━━━━━ EXTRACTED ENTRIES

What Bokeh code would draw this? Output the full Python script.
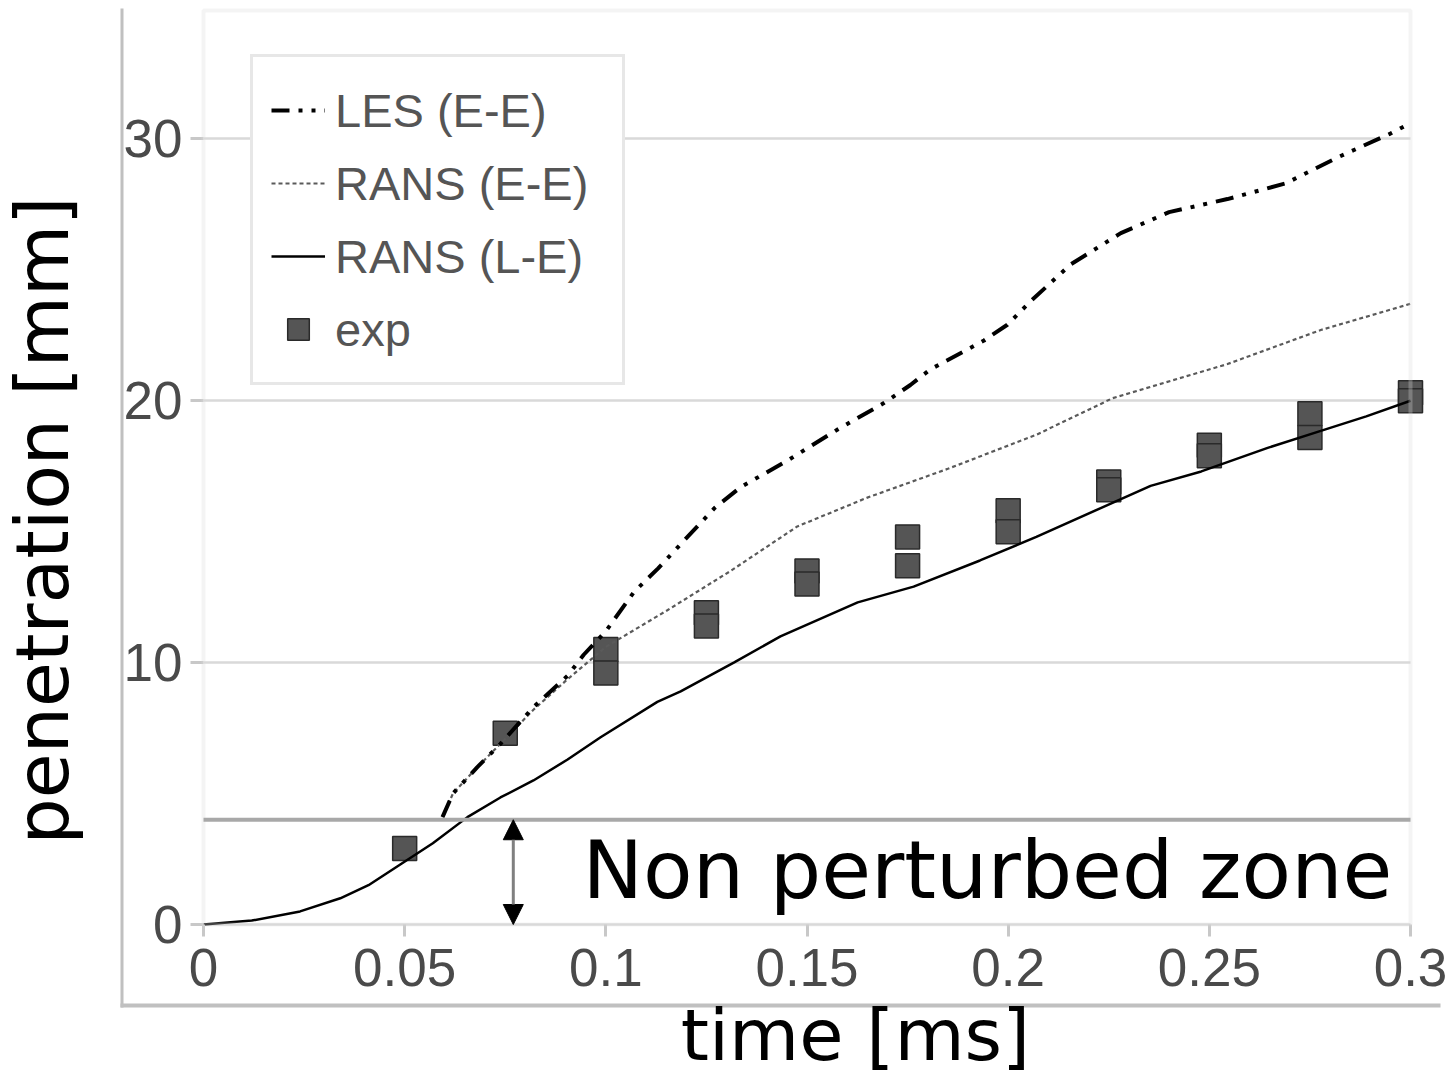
import math
from bokeh.plotting import figure
from bokeh.models import (Range1d, FixedTicker, Label, Arrow, NormalHead,
                          BoxAnnotation, NumeralTickFormatter)
from bokeh.embed import file_html
from bokeh.resources import INLINE

# ---------------- data ----------------
les_t = [0.0594, 0.062, 0.068, 0.0738, 0.082, 0.0905, 0.0945, 0.1, 0.107, 0.113,
         0.127, 0.1335, 0.145, 0.1576, 0.169, 0.1757, 0.1807, 0.194, 0.1998,
         0.2056, 0.2155, 0.228, 0.240, 0.2545, 0.269, 0.282, 0.295, 0.3]
les_y = [4.1, 5.0, 6.0, 6.9, 8.3, 9.5, 10.3, 11.2, 12.7, 13.6,
         15.9, 16.7, 17.7, 18.9, 19.9, 20.6, 21.2, 22.3, 22.9,
         23.8, 25.2, 26.4, 27.2, 27.7, 28.3, 29.3, 30.2, 30.6]

rans_ee_t = [0.0594, 0.062, 0.068, 0.0738, 0.082, 0.09, 0.1, 0.1153, 0.131,
             0.1476, 0.165, 0.185, 0.207, 0.226, 0.2545, 0.2777, 0.3]
rans_ee_y = [4.1, 5.0, 6.0, 6.9, 8.2, 9.3, 10.6, 12.0, 13.5,
             15.2, 16.3, 17.4, 18.7, 20.1, 21.4, 22.7, 23.7]

rans_le_t = [0, 0.012, 0.024, 0.034, 0.041, 0.049, 0.057, 0.0656, 0.0738, 0.082,
             0.0905, 0.0987, 0.1128, 0.1186, 0.1318, 0.1434, 0.1626, 0.1765,
             0.193, 0.207, 0.223, 0.2354, 0.248, 0.2645, 0.2777, 0.289, 0.3]
rans_le_y = [0, 0.15, 0.5, 1.0, 1.5, 2.3, 3.1, 4.1, 4.85, 5.5,
             6.3, 7.15, 8.5, 8.9, 10.0, 11.0, 12.3, 12.9,
             13.9, 14.8, 15.9, 16.75, 17.3, 18.2, 18.85, 19.4, 20.0]

exp_t = [0.05, 0.075, 0.1, 0.1, 0.125, 0.125, 0.15, 0.15, 0.175, 0.175,
         0.2, 0.2, 0.225, 0.225, 0.25, 0.25, 0.275, 0.275, 0.3, 0.3]
exp_y = [2.9, 7.3, 10.5, 9.6, 11.9, 11.4, 13.5, 13.0, 14.8, 13.7,
         15.8, 15.0, 16.9, 16.6, 18.3, 17.9, 19.5, 18.6, 20.3, 20.0]

x_ticks = [0, 0.05, 0.1, 0.15, 0.2, 0.25, 0.3]
x_tick_labels = ["0", "0.05", "0.1", "0.15", "0.2", "0.25", "0.3"]
y_ticks = [0, 10, 20, 30]
y_tick_labels = ["0", "10", "20", "30"]

zone_level = 4.0
zone_label = "Non perturbed zone"
arrow_t = 0.077
x_title = "time [ms]"
y_title = "penetration [mm]"

# ---------------- layout ----------------
W, H = 1450, 1076
# plot-area edges in canvas px and their data values
PL, PR, PT, PB = 203, 1410, 10, 924
T0, T1 = 0.0, 0.3
V0, V1 = 0.0, 34.9
kx = (PR - PL) / (T1 - T0)
ky = (PB - PT) / (V1 - V0)


def dx(px):   # canvas px -> data x
    return T0 + (px - PL) / kx


def dy(py):   # canvas px -> data y
    return V0 + (PB - py) / ky


p = figure(width=W, height=H,
           x_range=Range1d(dx(0), dx(W)), y_range=Range1d(dy(H), dy(0)),
           output_backend="svg", toolbar_location=None,
           min_border_left=0, min_border_right=0,
           min_border_top=0, min_border_bottom=0)
p.min_border = 0
p.background_fill_color = "white"
p.border_fill_color = "white"
p.outline_line_color = None

# axes placed at the plot-area edges
for ax in (p.xaxis[0], p.yaxis[0]):
    ax.axis_line_color = None
    ax.major_tick_line_color = "#c8c8c8"
    ax.major_tick_line_width = 3
    ax.major_tick_in = 0
    ax.minor_tick_line_color = None
    ax.major_label_text_font = "Liberation Sans"
    ax.major_label_text_font_size = "53px"
    ax.major_label_text_color = "#4a4a4a"

p.xaxis.fixed_location = V0
p.xaxis.bounds = (T0, T1)
p.xaxis.ticker = FixedTicker(ticks=x_ticks)
p.xaxis.formatter = NumeralTickFormatter(format="0.[00]")
p.xaxis.major_label_overrides = {t: l for t, l in zip(x_ticks, x_tick_labels)}
p.xaxis.major_tick_out = 12
p.xaxis.major_label_standoff = 12

p.yaxis.fixed_location = T0
p.yaxis.bounds = (V0, V1)
p.yaxis.ticker = FixedTicker(ticks=y_ticks)
p.yaxis.formatter = NumeralTickFormatter(format="0")
p.yaxis.major_label_overrides = {t: l for t, l in zip(y_ticks, y_tick_labels)}
p.yaxis.major_tick_out = 13
p.yaxis.major_label_standoff = 8

p.xgrid.visible = False
g = p.ygrid[0]
g.ticker = FixedTicker(ticks=y_ticks)
g.grid_line_color = "#d9d9d9"
g.grid_line_width = 2.5
g.bounds = (V0, V1)
g.cross_bounds = (T0, T1)

# plot-area border
p.add_layout(BoxAnnotation(left=T0, right=T1, bottom=V0, top=V1,
                           fill_alpha=0, line_color="#d9d9d9", line_width=4))

# outer frame (left + bottom)
p.add_layout(BoxAnnotation(left=dx(120), right=dx(123), top=dy(8), bottom=dy(1007),
                           fill_color="#c0c0c0", fill_alpha=1.0, line_color=None))
p.add_layout(BoxAnnotation(left=dx(120), right=dx(1440), top=dy(1003), bottom=dy(1007),
                           fill_color="#c0c0c0", fill_alpha=1.0, line_color=None))

# non perturbed zone line
p.add_layout(Arrow(x_start=T0, y_start=zone_level, x_end=T1, y_end=zone_level,
                   start=None, end=None, line_color="#a8a8a8", line_width=4))

# data glyphs
r_exp = p.scatter(exp_t, exp_y, marker="square", size=24, fill_color="#555555",
                  line_color="#2a2a2a", line_width=1.5, legend_label="exp")
r_le = p.line(rans_le_t, rans_le_y, line_color="black", line_width=2.5,
              legend_label="RANS (L-E)")
r_ee = p.line(rans_ee_t, rans_ee_y, line_color="#5a5a5a", line_width=2.2,
              line_dash="4 3", legend_label="RANS (E-E)")
r_les = p.line(les_t, les_y, line_color="black", line_width=4,
               line_dash="18 9 4 9 4 9", legend_label="LES (E-E)")

leg = p.legend[0]
items = {it.label.value: it for it in leg.items}
leg.items = [items["LES (E-E)"], items["RANS (E-E)"], items["RANS (L-E)"], items["exp"]]
leg.location = (250, H - 385)      # bottom-left corner of the legend box
leg.margin = 0
leg.padding = 18
leg.spacing = 3
leg.glyph_width = 54
leg.glyph_height = 70
leg.label_height = 70
leg.label_width = 269
leg.label_standoff = 10
leg.label_text_font = "Liberation Sans"
leg.label_text_font_size = "47px"
leg.label_text_color = "#555555"
leg.border_line_color = "#d0d0d0"
leg.border_line_width = 3
leg.background_fill_color = "white"
leg.background_fill_alpha = 1.0

# double arrow
p.add_layout(Arrow(x_start=arrow_t, y_start=zone_level, x_end=arrow_t, y_end=V0,
                   start=NormalHead(size=20, fill_color="black", line_color="black"),
                   end=NormalHead(size=20, fill_color="black", line_color="black"),
                   line_color="#808080", line_width=3))

# texts
p.add_layout(Label(x=dx(582), y=dy(869), text=zone_label, text_font="DejaVu Sans",
                   text_font_size="81px", text_color="black",
                   text_align="left", text_baseline="alphabetic"))
p.add_layout(Label(x=dx(855), y=dy(1034), text=x_title, text_font="DejaVu Sans",
                   text_font_size="72px", text_color="black",
                   text_align="center", text_baseline="alphabetic"))
p.add_layout(Label(x=dx(42), y=dy(520), text=y_title, angle=math.pi / 2,
                   text_font="DejaVu Sans", text_font_size="73px", text_color="black",
                   text_align="center", text_baseline="alphabetic"))

open("out.html", "w").write(file_html(p, INLINE))
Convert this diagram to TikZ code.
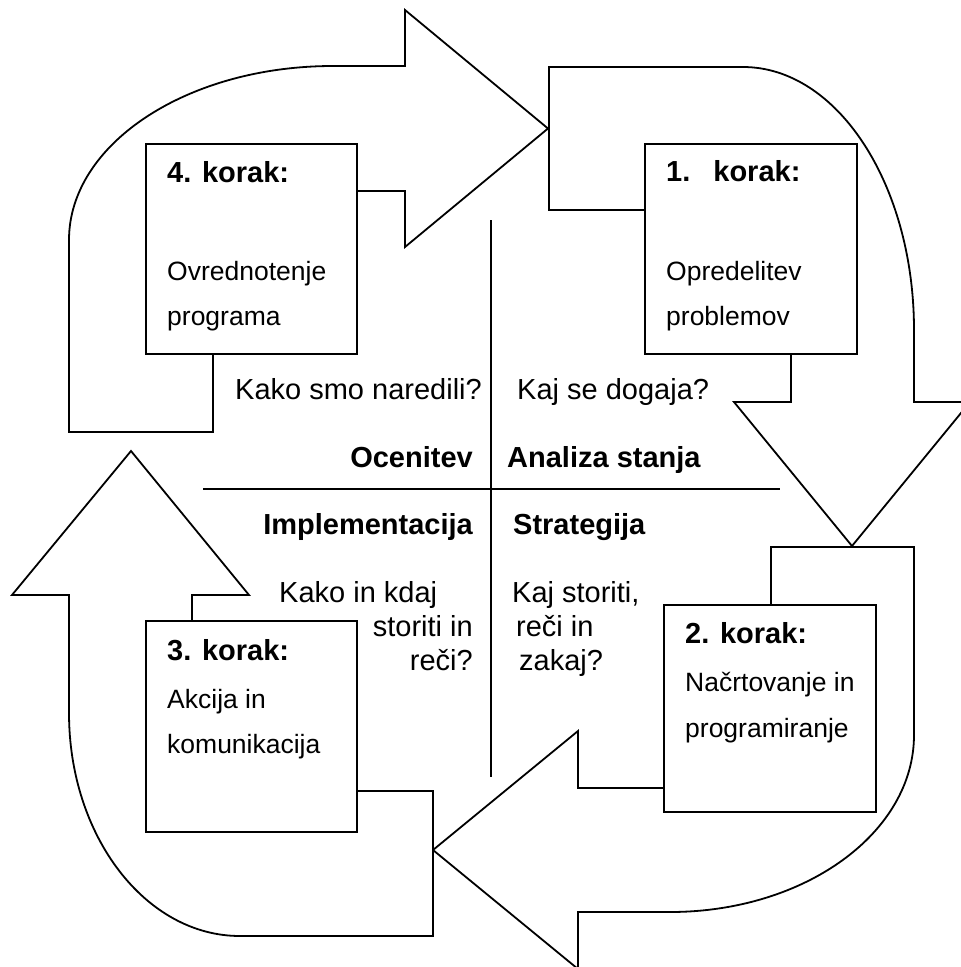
\documentclass[tikz,border=0pt]{standalone}
\usepackage{fontspec}
\setmainfont{Liberation Sans}
\begin{document}
\begin{tikzpicture}[x=1pt,y=-1pt,
  arrowshape/.style={draw=black, line width=1.8pt, fill=white, line join=miter},
  stepbox/.style={draw=black, line width=1.8pt, fill=white, rectangle, inner sep=0pt},
  lbl/.style={inner sep=0pt, font=\fontsize{29}{34}\selectfont},
  hdr/.style={inner sep=0pt, font=\fontsize{29}{34}\selectfont\bfseries},
  body/.style={inner sep=0pt, font=\fontsize{26.5}{32}\selectfont},
  axisline/.style={draw=black, line width=1.5pt}]
\useasboundingbox (0,0) rectangle (961,967);
\clip (0,0) rectangle (961,967);

% block arrows
\draw[arrowshape] (69,432) -- (213,432) -- (213,191) -- (405,191) -- (405,247) -- (548,128.5) -- (405,10) -- (405,66) -- (333,66) .. controls (187.2,66) and (69,143.9) .. (69,240) -- cycle;
\draw[arrowshape] (549,67) -- (549,210) -- (791,210) -- (791,402) -- (734,402) -- (852,546) -- (970,402) -- (914,402) -- (914,330) .. controls (914,184.7) and (837.4,67) .. (743,67) -- cycle;
\draw[arrowshape] (771,547) -- (914,547) -- (914,735) .. controls (914,832.8) and (804.8,912) .. (670,912) -- (578,912) -- (578,969) -- (433,850) -- (578,731) -- (578,788) -- (771,788) -- cycle;
\draw[arrowshape] (433,791) -- (433,936) -- (240,936) .. controls (145.6,936) and (69,836.2) .. (69,713) -- (69,595) -- (12,595) -- (131,451) -- (249,595) -- (192,595) -- (192,791) -- cycle;

% quadrant lines
\coordinate (vtop) at (491,220);
\coordinate (vbot) at (491,777);
\coordinate (hleft) at (203,489);
\coordinate (hright) at (780,489);
\draw[axisline] (vtop) -- (vbot);
\draw[axisline] (hleft) -- (hright);

% step boxes
\node[stepbox, minimum width=211pt, minimum height=210pt] (box4) at (251.5,249) {};
\node[stepbox, minimum width=212pt, minimum height=210pt] (box1) at (751,249) {};
\node[stepbox, minimum width=212pt, minimum height=207pt] (box2) at (770,708.5) {};
\node[stepbox, minimum width=211pt, minimum height=211pt] (box3) at (251.5,726.5) {};

% box texts
\node[hdr, anchor=base west] (h4) at (167,182) {4. korak:};
\node[body, anchor=base west] (b4a) at (167,280) {Ovrednotenje};
\node[body, anchor=base west] (b4b) at (167,325) {programa};

\node[hdr, anchor=base west] (h1) at (666,181) {1.\hspace{23pt}korak:};
\node[body, anchor=base west] (b1a) at (666,280) {Opredelitev};
\node[body, anchor=base west] (b1b) at (666,325) {problemov};

\node[hdr, anchor=base west] (h2) at (685,643) {2. korak:};
\node[body, anchor=base west] (b2a) at (685,691) {Načrtovanje in};
\node[body, anchor=base west] (b2b) at (685,737) {programiranje};

\node[hdr, anchor=base west] (h3) at (167,660) {3. korak:};
\node[body, anchor=base west] (b3a) at (167,708) {Akcija in};
\node[body, anchor=base west] (b3b) at (167,753) {komunikacija};

% quadrant labels
\node[lbl, anchor=base west] (q4) at (235,399) {Kako smo naredili?};
\node[lbl, anchor=base west] (q1) at (517,399) {Kaj se dogaja?};
\node[hdr, anchor=base east] (n4) at (473,467) {Ocenitev};
\node[hdr, anchor=base west] (n1) at (507,467) {Analiza stanja};
\node[hdr, anchor=base east] (n3) at (473,534) {Implementacija};
\node[hdr, anchor=base west] (n2) at (513,534) {Strategija};
\node[lbl, anchor=base west] (q3a) at (279,602) {Kako in kdaj};
\node[lbl, anchor=base east] (q3b) at (473,636) {storiti in};
\node[lbl, anchor=base east] (q3c) at (473,670) {reči?};
\node[lbl, anchor=base west] (q2a) at (512,602) {Kaj storiti,};
\node[lbl, anchor=base west] (q2b) at (516,636) {reči in};
\node[lbl, anchor=base west] (q2c) at (519,670) {zakaj?};
\end{tikzpicture}
\end{document}
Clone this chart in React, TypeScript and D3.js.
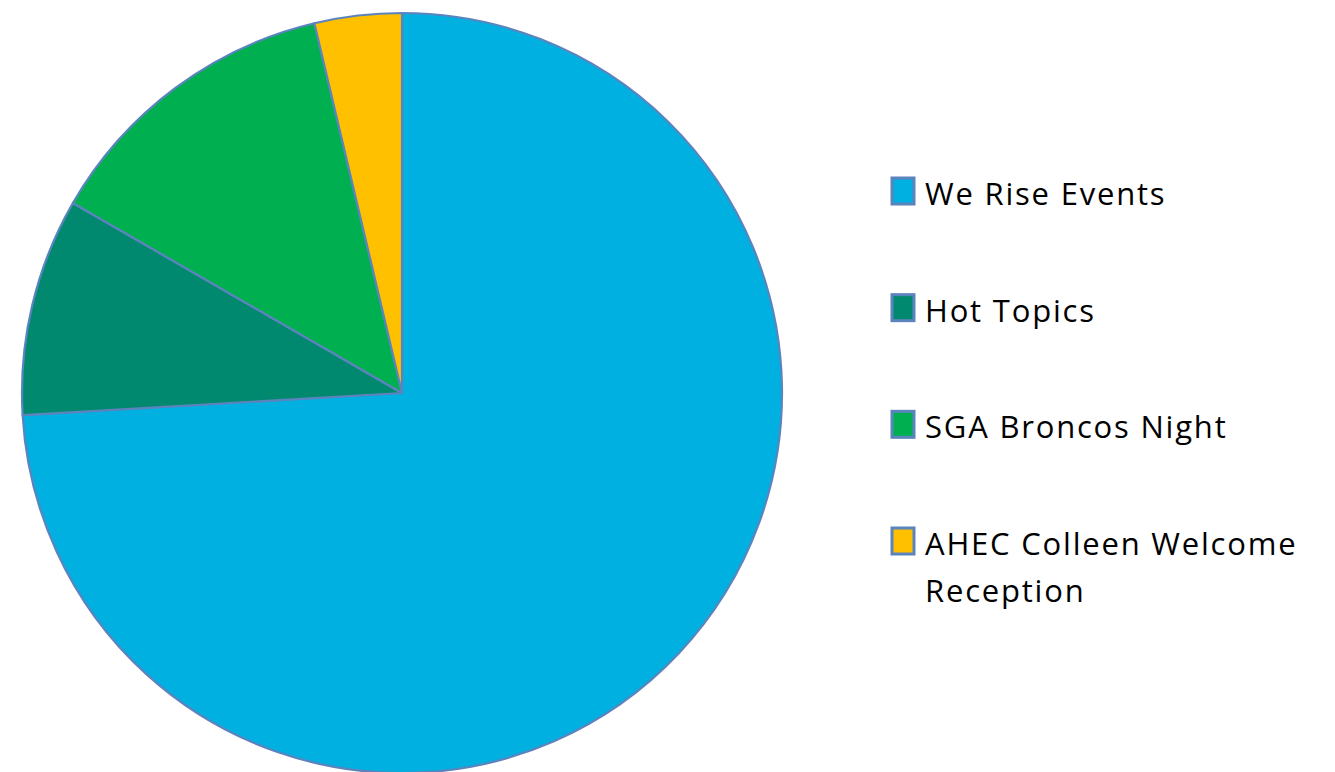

━━━━━━━━━━

**GIVEN TASK:**
Above are the records. Copy every line in them holding "this".

**RESPONSE TO THE EXERCISE:**
What Bokeh code would draw this? Output the full Python script.
Convert this diagram to TikZ code.
Clone this chart in React, TypeScript and D3.js.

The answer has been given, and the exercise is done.